→ Problem: Starting from the top of the material, restate each line exactly until the line that contains "import plotly.graph_objects as go", which is also copied. Pictures are excluded.

****

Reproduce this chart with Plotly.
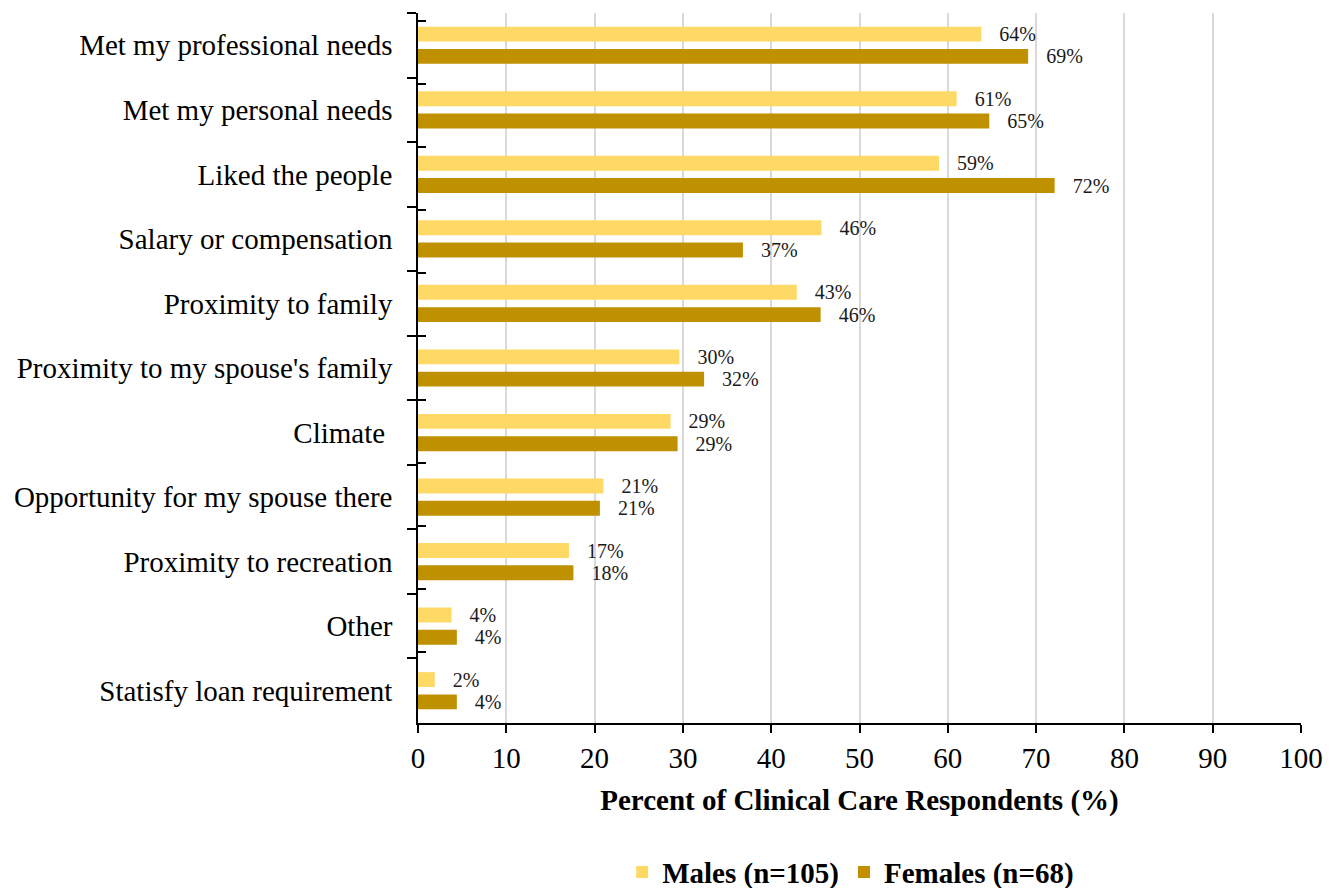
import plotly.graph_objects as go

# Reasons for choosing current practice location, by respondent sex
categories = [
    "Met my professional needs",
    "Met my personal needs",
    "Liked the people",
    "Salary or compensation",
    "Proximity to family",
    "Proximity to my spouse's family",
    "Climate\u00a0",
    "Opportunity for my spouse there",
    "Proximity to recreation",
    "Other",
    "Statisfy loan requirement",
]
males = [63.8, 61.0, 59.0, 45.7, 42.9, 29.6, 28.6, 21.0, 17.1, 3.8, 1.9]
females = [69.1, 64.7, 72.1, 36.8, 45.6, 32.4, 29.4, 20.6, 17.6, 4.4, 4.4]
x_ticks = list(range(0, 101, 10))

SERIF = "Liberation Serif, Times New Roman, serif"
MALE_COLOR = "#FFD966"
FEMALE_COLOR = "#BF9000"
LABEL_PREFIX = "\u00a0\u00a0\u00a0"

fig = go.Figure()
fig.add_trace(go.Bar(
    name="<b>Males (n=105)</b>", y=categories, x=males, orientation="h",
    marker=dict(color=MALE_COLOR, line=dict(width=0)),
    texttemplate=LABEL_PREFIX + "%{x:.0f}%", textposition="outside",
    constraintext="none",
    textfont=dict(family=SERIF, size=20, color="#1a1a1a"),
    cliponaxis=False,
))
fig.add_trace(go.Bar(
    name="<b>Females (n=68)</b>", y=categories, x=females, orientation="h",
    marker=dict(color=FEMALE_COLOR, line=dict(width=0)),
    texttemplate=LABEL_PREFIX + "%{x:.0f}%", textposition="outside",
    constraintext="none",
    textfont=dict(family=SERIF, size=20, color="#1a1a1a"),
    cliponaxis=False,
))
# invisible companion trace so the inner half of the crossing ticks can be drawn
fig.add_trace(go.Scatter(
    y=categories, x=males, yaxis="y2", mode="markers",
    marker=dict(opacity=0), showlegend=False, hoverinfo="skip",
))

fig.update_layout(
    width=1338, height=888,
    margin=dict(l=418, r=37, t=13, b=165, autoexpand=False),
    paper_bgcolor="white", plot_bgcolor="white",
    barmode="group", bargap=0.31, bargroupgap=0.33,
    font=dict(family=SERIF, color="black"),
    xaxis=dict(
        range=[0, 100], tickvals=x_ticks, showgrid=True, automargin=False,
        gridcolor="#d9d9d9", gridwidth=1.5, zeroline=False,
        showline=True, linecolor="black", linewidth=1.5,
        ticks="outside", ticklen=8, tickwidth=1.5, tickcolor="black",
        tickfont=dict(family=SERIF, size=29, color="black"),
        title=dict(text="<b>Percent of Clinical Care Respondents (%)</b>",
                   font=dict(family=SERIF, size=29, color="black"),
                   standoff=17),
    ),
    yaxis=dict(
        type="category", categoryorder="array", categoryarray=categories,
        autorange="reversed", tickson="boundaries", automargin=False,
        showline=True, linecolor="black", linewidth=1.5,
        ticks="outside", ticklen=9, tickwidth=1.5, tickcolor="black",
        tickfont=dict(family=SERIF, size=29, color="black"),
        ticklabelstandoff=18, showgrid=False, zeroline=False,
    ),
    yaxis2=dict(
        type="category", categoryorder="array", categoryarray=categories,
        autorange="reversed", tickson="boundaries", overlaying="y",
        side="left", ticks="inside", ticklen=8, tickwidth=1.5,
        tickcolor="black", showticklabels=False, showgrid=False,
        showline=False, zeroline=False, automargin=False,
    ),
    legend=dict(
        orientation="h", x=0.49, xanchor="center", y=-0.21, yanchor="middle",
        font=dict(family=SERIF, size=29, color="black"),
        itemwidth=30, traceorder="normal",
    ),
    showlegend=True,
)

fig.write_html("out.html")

****

→ Solution for this exercise:
Reproduce this chart with Plotly.
import plotly.graph_objects as go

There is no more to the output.